Now, what Western values are here represented? One is that, to the extent possible, everyone is treated alike. Secondly, again to the extent possible, no one suffers the pain of disappointment. You can count on your expectations.
Now, let’s look at the same family, now Muslim, and located in the Middle East.
The propositus, a widower, dies. Both his sons are treated equally with each other. Each son gets a third. The two daughters are treated equally with each other. Each daughter gets a sixth. But, for the reasons already mentioned, men and women are treated unequally.
Suppose, now that daughter C predeceases the Propositus. When the Propositus dies, her children do not divide the 1/6 that their mother, C, would have taken. Indeed not.
There is a convenient hadith, Give the appointed shares to those entitled to them. Then, whatever remains is for the nearest male. In short, the Prophet was willing to do something for the women of a family whilst they were still alive. Once they were dead, they have no rights. Neither do their children. Instead, what would have been her 1/6 is redistributed according to the tribal rules of succession through males.
So, with C already gone, when the propositus dies, his estate is divided into fifths. Sons A and B each take 2/5, daughter D takes 1/5. The shares of the uncles and the aunt are increased at the expense of C’s children, their own nephew and their niece.
Now, suppose son A also predeceases the Propositus. A being no longer alive, he is not around to receive a share. His death therefore cuts out his 4 children. Son B takes 2/3, and daughter D 1/3.
OK, let’s visit a different misfortune on this family. When the Propositus dies, his daughters C and D are still very much alive. Sons A and B, however, have predeceased him. Since there are no longer brothers who have to be given twice that of their sisters, then C and D take their appointed Koranic two thirds of his worldly goods, each taking 1/3.
What of the residue, the third not appointed by required Koranic shares? As we have pointed out, the tribal rules enter back in to dispose of the residue. The residue is distributed back to the male line, to the children of A and B. Then the Qur’an steps back in. Each grandson takes twice what each granddaughter takes. Having been cut off in one way by their fathers’ untimely deaths, these inherit in another way, by tribal rules governing the residue.

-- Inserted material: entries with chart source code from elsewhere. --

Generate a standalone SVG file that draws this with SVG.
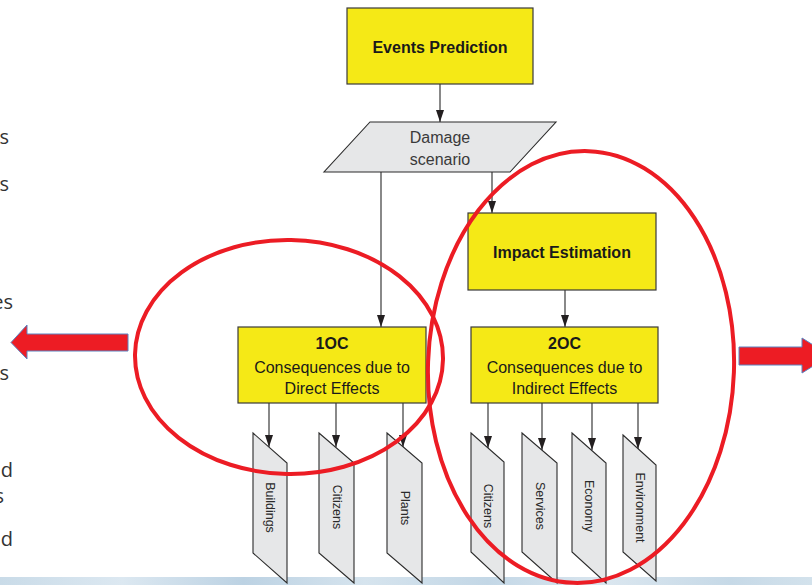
<svg xmlns="http://www.w3.org/2000/svg" width="812" height="585" viewBox="0 0 812 585">
<defs>
<marker id="ah" viewBox="0 0 12 8" refX="12" refY="4" markerWidth="12" markerHeight="8" markerUnits="userSpaceOnUse" orient="auto">
<path d="M0,0 L12,4 L0,8 z" fill="#231f20"/>
</marker>
<linearGradient id="ice" x1="0" y1="0" x2="1" y2="0">
<stop offset="0" stop-color="#c9dbe8"/>
<stop offset="0.15" stop-color="#dce8f1"/>
<stop offset="0.3" stop-color="#bcd2e3"/>
<stop offset="0.45" stop-color="#d6e4ee"/>
<stop offset="0.6" stop-color="#c3d7e6"/>
<stop offset="0.75" stop-color="#dae6ef"/>
<stop offset="0.9" stop-color="#c6d9e7"/>
<stop offset="1" stop-color="#d3e2ec"/>
</linearGradient>
<style>
.box{fill:#f5e916;stroke:#3a3a3a;stroke-width:1.2}
.para{fill:#e6e7e8;stroke:#2b2b2b;stroke-width:1.1}
.conn{stroke:#3a3a3a;stroke-width:1.2;fill:none;marker-end:url(#ah)}
.bt{font-family:"Liberation Sans",Arial,sans-serif;font-weight:bold;font-size:16px;fill:#1a1a1a;text-anchor:middle}
.rt{font-family:"Liberation Sans",Arial,sans-serif;font-size:16px;fill:#1a1a1a;text-anchor:middle}
.gt{font-family:"Liberation Sans",Arial,sans-serif;font-size:16px;fill:#3a3a3a;text-anchor:middle}
.vt{font-family:"Liberation Sans",Arial,sans-serif;font-size:12.5px;fill:#2a2a2a;text-anchor:middle;dominant-baseline:central}
.side{font-family:"Open Sans","Liberation Sans",sans-serif;font-size:20px;fill:#333;text-anchor:end}
.ring{fill:none;stroke:#ec1c24;stroke-width:4}
.redarrow{fill:#ed1c24;stroke:#5b82c0;stroke-width:1}
</style>
</defs>
<rect x="0" y="0" width="812" height="585" fill="#ffffff"/>
<rect x="0" y="577" width="812" height="8" fill="url(#ice)"/>

<g id="side-text">
<text class="side" x="9" y="144">s</text>
<text class="side" x="9" y="191">s</text>
<text class="side" x="13" y="309">es</text>
<text class="side" x="9" y="380">s</text>
<text class="side" x="13" y="477">d</text>
<text class="side" x="4" y="503">s</text>
<text class="side" x="13" y="546">d</text>
</g>

<g id="connectors">
<path class="conn" d="M440,84 V122"/>
<path class="conn" d="M381,172 V327"/>
<path class="conn" d="M492,172 V213"/>
<path class="conn" d="M565,290 V327"/>
<path class="conn" d="M269,403 V447"/>
<path class="conn" d="M336,403 V447"/>
<path class="conn" d="M403,403 V447"/>
<path class="conn" d="M488,403 V448"/>
<path class="conn" d="M542,403 V450"/>
<path class="conn" d="M592,403 V450"/>
<path class="conn" d="M638,403 V449"/>
</g>

<g id="events-prediction">
<rect class="box" x="347" y="8" width="186" height="76"/>
<text class="bt" x="440" y="53">Events Prediction</text>
</g>

<g id="damage-scenario">
<polygon class="para" points="370,122 556,122 510,172 324,172"/>
<text class="gt" x="440" y="143">Damage</text>
<text class="gt" x="440" y="165">scenario</text>
</g>

<g id="impact-estimation">
<rect class="box" x="468" y="213" width="188" height="77"/>
<text class="bt" x="562" y="258">Impact Estimation</text>
</g>

<g id="oc1">
<rect class="box" x="238" y="327" width="188" height="76"/>
<text class="bt" x="332" y="349">1OC</text>
<text class="rt" x="332" y="372.5">Consequences due to</text>
<text class="rt" x="332" y="394">Direct Effects</text>
</g>

<g id="oc2">
<rect class="box" x="471" y="327" width="187" height="76"/>
<text class="bt" x="564.5" y="349">2OC</text>
<text class="rt" x="564.5" y="372.5">Consequences due to</text>
<text class="rt" x="564.5" y="394">Indirect Effects</text>
</g>

<g id="buildings">
<polygon class="para" points="253,433 287,463 287,583 253,553"/>
<text class="vt" transform="translate(270,507.5) rotate(90)">Buildings</text>
</g>
<g id="citizens-1">
<polygon class="para" points="319,433 354,463 354,583 319,553"/>
<text class="vt" transform="translate(336.5,507) rotate(90)">Citizens</text>
</g>
<g id="plants">
<polygon class="para" points="387,433 422,463 422,583 387,553"/>
<text class="vt" transform="translate(404.5,508) rotate(90)">Plants</text>
</g>
<g id="citizens-2">
<polygon class="para" points="471,433 504,462 504,583 471,552"/>
<text class="vt" transform="translate(487.5,506) rotate(90)">Citizens</text>
</g>
<g id="services">
<polygon class="para" points="522,433 557,463 557,583 522,552"/>
<text class="vt" transform="translate(539.5,506) rotate(90)">Services</text>
</g>
<g id="economy">
<polygon class="para" points="572,433 606,463 606,583 572,552"/>
<text class="vt" transform="translate(589,506) rotate(90)">Economy</text>
</g>
<g id="environment">
<polygon class="para" points="623,435 656,465 656,581 623,552"/>
<text class="vt" transform="translate(639.5,507.5) rotate(90)">Environment</text>
</g>

<g id="highlights">
<ellipse class="ring" cx="289" cy="357" rx="154" ry="117" transform="rotate(1 289 357)"/>
<ellipse class="ring" cx="581" cy="367" rx="153" ry="216" transform="rotate(2 581 367)"/>
</g>

<g id="red-arrows">
<polygon class="redarrow" points="128,334 27,334 27,325 11,342.5 27,359 27,351 128,351"/>
<polygon class="redarrow" points="739,347 802,347 802,338 830,355.5 802,373 802,365 739,365"/>
</g>
</svg>
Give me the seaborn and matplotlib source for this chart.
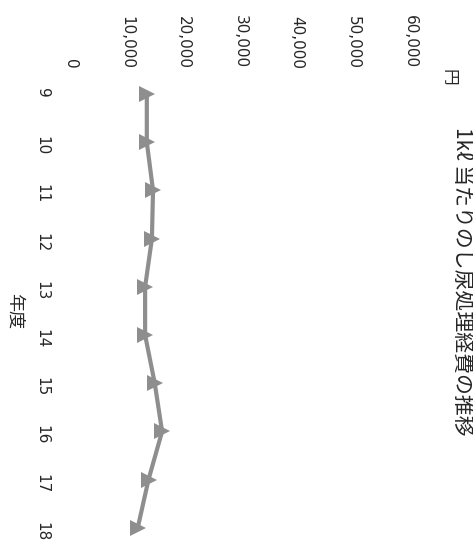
import matplotlib
matplotlib.use("Agg")
import matplotlib.pyplot as plt
import seaborn as sns
import pandas as pd

# data (fiscal year -> cost per kl, yen)
years = [9, 10, 11, 12, 13, 14, 15, 16, 17, 18]
cost = [13500, 13500, 14600, 14400, 13200, 13200, 14900, 16200, 13800, 11900]
value_ticks = [0, 10000, 20000, 30000, 40000, 50000, 60000]
title = "1kℓ 当たりのし尿処理経費の推移"
unit_label = "円"
year_label = "年度"

sns.set_theme(style="white")
plt.rcParams["font.family"] = ["DejaVu Sans", "Noto Sans CJK JP"]
jp = ["Noto Sans CJK JP", "DejaVu Sans"]

W, H = 473, 543
fig = plt.figure(figsize=(W / 100, H / 100), dpi=100)
# the whole chart is drawn turned a quarter turn clockwise
ax = fig.add_axes([70.4 / W, 0, (410 - 70.4) / W, (543 - 70) / H])

df = pd.DataFrame({"year": years, "cost": cost})
sns.lineplot(data=df, x="cost", y="year", orient="y", ax=ax, color="#8e8e8e",
             linewidth=3, marker=">", markersize=11, markeredgewidth=0)

ax.set_xlim(0, 60000)
ax.set_ylim(18.315, 8.5)
ax.xaxis.tick_top()
ax.set_xticks(value_ticks)
ax.set_xticklabels([f"{v:,}" for v in value_ticks], rotation=-90, fontsize=11)
ax.set_yticks(years)
ax.set_yticklabels([str(y) for y in years], rotation=-90, fontsize=11)
ax.tick_params(axis="x", length=0, pad=1)
ax.tick_params(axis="y", length=0, pad=15)
ax.set_xlabel("")
ax.set_ylabel("")
for s in ax.spines.values():
    s.set_visible(False)
ax.grid(False)

fig.text(462 / W, 1 - 281 / H, title, rotation=-90, ha="center", va="center",
         fontsize=15, family=jp)
fig.text(448 / W, 1 - 77 / H, unit_label, rotation=-90, ha="center", va="center",
         fontsize=12, family=jp)
fig.text(14 / W, 1 - 311 / H, year_label, rotation=-90, ha="center", va="center",
         fontsize=13, family=jp)

fig.savefig("out.png", dpi=100)
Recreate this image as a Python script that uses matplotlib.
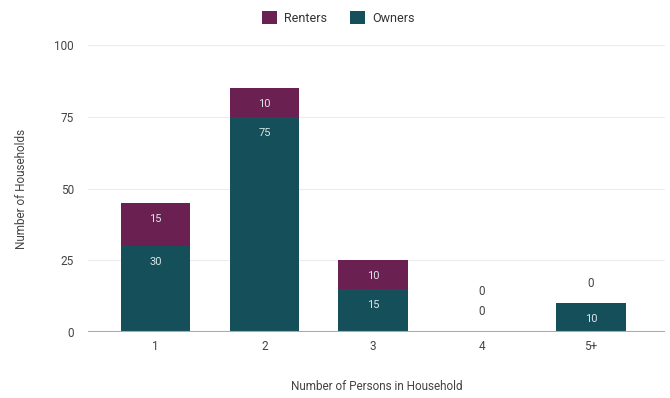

Now, the point I am trying to make is that there is no certainty in this process. The heir of a younger generation cannot count on anything. It is aleatory, by the role of the dice, all depending on who dies first. An otherwise humane system seems to break down, when a nephew can be excluded by his own uncle.
Why did this happen? It has been suggested that Muhammad himself, an orphan had been excluded by his own uncle. Perhaps the impetus for reform having been exhausted, he just left this one alone.
But I like to think that there is a deeper reason here. The Prophet saw inheritance reforms, the Koranic rules as opposed to the tribal, as a means of recognizing closeness of relationship. It is observed in the Sura IV, which I quoted earlier, “Your parents or your children, ye know not which is closer to you in the benefit they bring”. Aging parents always got 1/6. And so live children are deemed to be closer to the Propositus than grandchildren. Therefore they get more.
I wanted to make the point that both systems, our stirpital application, and the Islamic system, are ethically founded. It’s a matter of the values to which you attach the greater weight. Still, the excluded grandson has been a matter of some concern.
In Morocco, without disturbing the Sharian rules which are immutable, they have found a way to resolve the problem. You will recall that the Islamic will, which can dispose of one third of the decedent’s property, has always been instinct with obligation. A convenient hadith was found, which reads, “If a man makes bequests to strangers, and passes over his relatives, bequests must be taken from the former, and given to the latter.” So the Moroccan Code of Personal Status provides that the will be used to take care of excluded grandchildren.
One final point. What about the many American Muslims of strict observance? They have come over here largely for economic reasons. They do not find here the legal and cultural autonomy that would permit them to function entirely satisfactorily as Muslims. They live, in Bernard Lewis’ words, “the essential difference between the classical Islamic and the modern Western views of the nature of law and authority, and therefore of the function and jurisdiction of the state”.
In strict Islamic legal theory, Muslims are either forbidden to reside in countries in which Islamic Law is not enforced, or discouraged from doing so. In the United States, however, the law is not a “respecter of persons”. Here there cannot be, as there is in varying degrees in the Middle East, one law for Muslims, another for Christians, and another for Jews.
Still, ours is a flexible society. Muslims need to take out mortgages, like anyone else, but cannot pay interest. So today, banks in Brooklyn and other areas of Muslim settlement will write Islamic mortgages. You don’t pay interest. You pay a fee.
In a nation that does not enforce the Shari’a, Muslims try to safeguard their Muslim collective personality in other ways. Just as Jews in Christian Europe clung to the dietary and other requirements of the Talmud in order to set themselves apart, so young Muslim women are at pains to wear the chador, and other marks of Muslim identity.
But, in the closing weeks of her first campaign for the Senate, Hillary Clinton sent back contributions from organizations with Muslim-sounding names, for fear of offending her Jewish supporters. The NY Times commented that this was hardly the way to encourage Muslims to assimilate into American society. .
We don’t want any group of our fellow Americans to feel invisible, powerless, subject to ridicule, dealt with according to a double standard, sensing that they really don’t count. People in that situation can dramatize their anger in the demolition of symbols of power. In a world in which we are likely to be the target of more Muslim terrorist attacks, let’s do all we can to make our country one which inspires loyalty among all its citizens, not excluding Muslims. And perhaps, in such areas as concern and support for one’s aging parents, we might even learn something from them.